Should you buy a house now or continue renting?
Here are five make-or-break considerations.
1. How long do you plan on living in the home? If you purchase a home and then get a job transfer or decide to move after only a short time, you may end up losing money because of the transaction costs. The value of your home may not have appreciated enough to cover the costs that you paid to buy the home and the costs that it would take you to sell your home.
The transaction cost — commisions and fees — plus the transition cost — moving, changing utilities, storage – could wipe out several years’ worth of hard-won equity.
Do this simple calculation to estimate the tradeoff.
Transaction cost + Transition costs = X
How many years will it take for your equity to be greater than X?
That is how long you must own to actually gain equity just on the cost of selling. Add in property taxes, improvements, and maintenance, then offset that with the value of the mortgage tax deduction, and you will soon have a true picture of how many years you must own the house to pull ahead of renting.
2. How long will the home meet your needs? What features do you rneed to meet your current and anticipated needs? Your household’s needs five years from now? Do you want to buy a house that fits your current needs exactly, or do you want to adapt or grow into the house as your needs change?
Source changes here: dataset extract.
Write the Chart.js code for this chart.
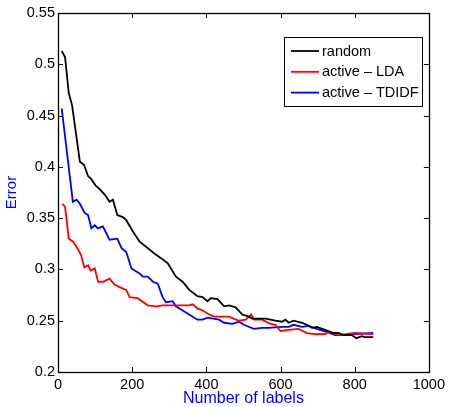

3. How is your financial health, including your credit? Is now the right time financially for you to buy a home? Would you rate your financial picture as healthy? Is your credit good? If you don’t have a down payment of at least 10%, and if your credit is not stellar, lenders will make your rent-or-buy decision for you: No.
If you are eager to own, it’s worthwhile to have a heart-to-heart with a mortgage lender to scope out your financial situation, see what you must repair and save, and plot your strategy for qualifying for a market-rate mortgage.
To determine how much home you can afford, use a calculator at Bankrate.com. It will serve up a range of purchase prices likely to fit your financial situation.
A time-tested formula is the “28/36” rule, which means that your monthly housing costs can’t exceed 28 percent of your income and your total debt load can’t exceed 36 percent of your total monthly income. Depending on your assets, credit history, job potential and other factors, lenders can push the ratios up to 40-60% or higher. While we’re not advocating you purchase a home utilizing the higher ratios, its important for you to know your options.
4. Where will the money for the transaction and down payment come from? At the very least, you will need a 3% down payment to qualify for a government-guaranteed mortgage under a special program for certain regions, or for people in some circumstances, such as veterans. As well, you must prove that you are a good credit risk — in other words, that you will pay back the loan.
5. Do you have enough to cover emergencies and the ongoing costs of homeownership? The down payment is just the start. You must have several months’ worth of mortgage and property tax payments saved in case of unemployment, illness or income-interrupting emergency. You also need to have or start a savings fund for predictable expenses such as insurance, maintenance, repairs, and improvements. If you buy a condominium or a town home, in certain communities a monthly homeowner’s association fee might be required.